先日、金融機関に勤めている友人から「個人事業者が法人成りしてんけど、個人の事業用資産が法人の貸借対照表に載ってないのっておかしくない?」と質問を受けました。
「個人と法人で同じ事業をやっているのに事業用資産を引き継でいないのはおかしいんじゃないの?」と疑問をもったようです。
目次
法人成りとは
法人成りとは、個人事業者が株式会社合同会社などの法人を設立して、その営む事業を法人において行うことをいいます。
基本的には、その個人事業者がそのまま法人の代表取締役になるので、同じ人が同じ商売を営んでいるように見えますから、冒頭のような疑問があってもおかしくありません。
ただ法律上は、個人と法人は別人格です。
全く別の人が同じ事業を始めたということになります。
事業用資産を法人に引き継がないといけないの?
結論からいうと、必ずしも引き継ぐ必要はありません。
ですので、法人の貸借対照表に個人から引き継いだ事業用資産が載っていなくても問題ありません。
また、「引き継ぐ」というのも「個人から法人へ事業用資産を譲渡する」というと言った方が実態に合っています。
法人に引き継がせる場合
法人事業用資産を引き継がせる場合は、次のケースが想定されます。
- 個人から法人に事業用資産を時価で譲渡する
- 個人が現物出資により事業用資産を出資して法人を設立する
譲渡する場合
譲渡する場合の注意点は時価を算定することです。
この時価というのがいつも悩まされるのですが、簡単にいうと「社会通念上、一般的に取引される価格」ということなのですが、自動車のように中古車情報で相場がわかるものであれば算定はしやすいです。
相場がわかりにくい資産の場合は、実務上、個人事業者の譲渡時点の帳簿価額を時価とすることが多いです。
また、個人においては、この譲渡により生じた譲渡益は譲渡所得として所得税が課税されます。

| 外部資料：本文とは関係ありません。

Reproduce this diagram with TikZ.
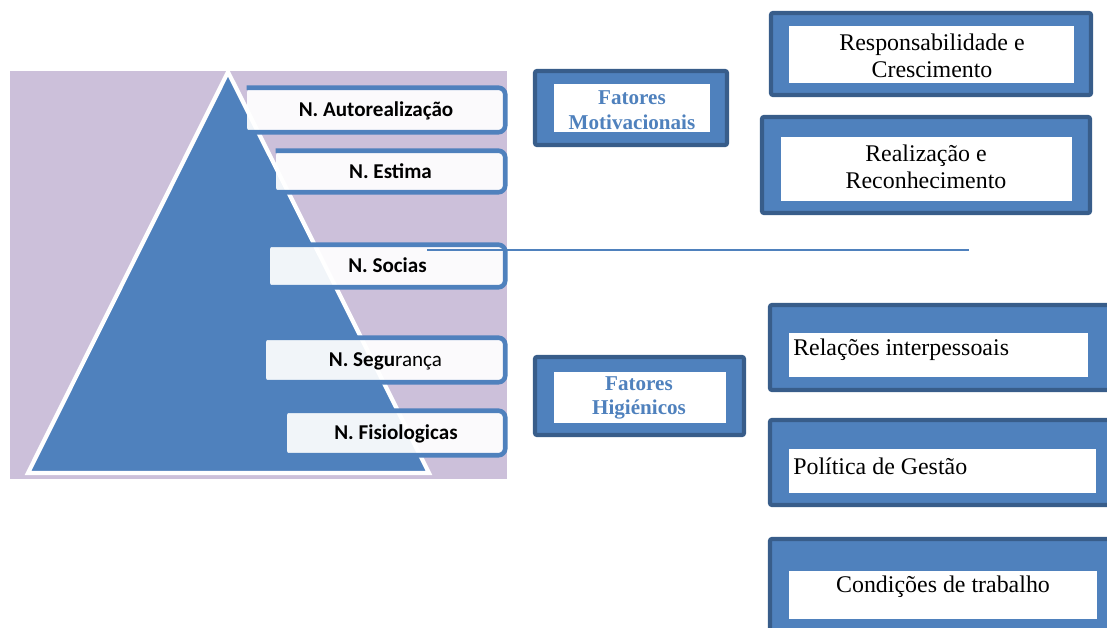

- 事業用資産が土地・建物等の場合・・・分離課税の譲渡所得
- 事業用資産が土地・建物等以外の場合・・・総合課税の譲渡所得
現物出資する場合
現物出資とは、資本金をお金ではなくもの(現物)で出資する法人設立の形態ですが、手続がは煩雑なので、積極的には利用しにくいです。
ですので、通常は個人から法人に事業用資産を譲渡するケースの方が私の経験上は多いです。
消費税が課税されます
譲渡にしても現物出資にしても、この事業用資産の法人への移転は消費税の課税対象になります。
個人が消費税の納税義務者であれば、消費税を納めなければなりません。
法人に引き継がせない場合
法人に事業用資産を引き継がせないといっても、法人にその資産を使わせてはいけないということはありません。
今までどおり、その事業用資産を使って商売をしても大丈夫です。
その場合、法人から使用料をもらってもいいですし、個人は必ずしも営利を目的とはしていないので使用料をもらわなくてもかまいません。
ただし、土地を無償で法人に貸し付ける場合は、法人から権利金をもらうか、又は相当の地代をもらう、もしくは無償返還の届出書を税務署に提出しないと、法人において認定課税されますので、土地の場合はご注意ください。
専門用語を並べてしまいましたが、この辺りの判断は慎重にお願いします。
なお使用料をもらった場合、その事業用資産が土地・建物等の不動産なら不動産所得として、土地・建物等以外なら事業所得(又は雑所得)として所得税が課税されます。
まとめ
個人の事業用資産を法人に引き継ぐかどうかは自由です。
法人が引き継いだ場合、その資産の帳簿価額の分だけ減価償却費を計上することができますが、個人で所有したままだと事業を営んでいないので減価償却費を計上することはできません。
ですので、建物などの帳簿価額が大きいものを個人で所有する場合は、法人から賃料・使用料をとれば、個人において減価償却費を計上することができますので、ムダがないといえます。
◆編集後記◆
友人から受けた質問をブログネタにしてみました。
税理士の私の目から見ると当たり前のことでも、他の人からすれば疑問に感じることは結構あるんだろうなぁと感じました。
アンテナの感度を高めておかないといけないですね。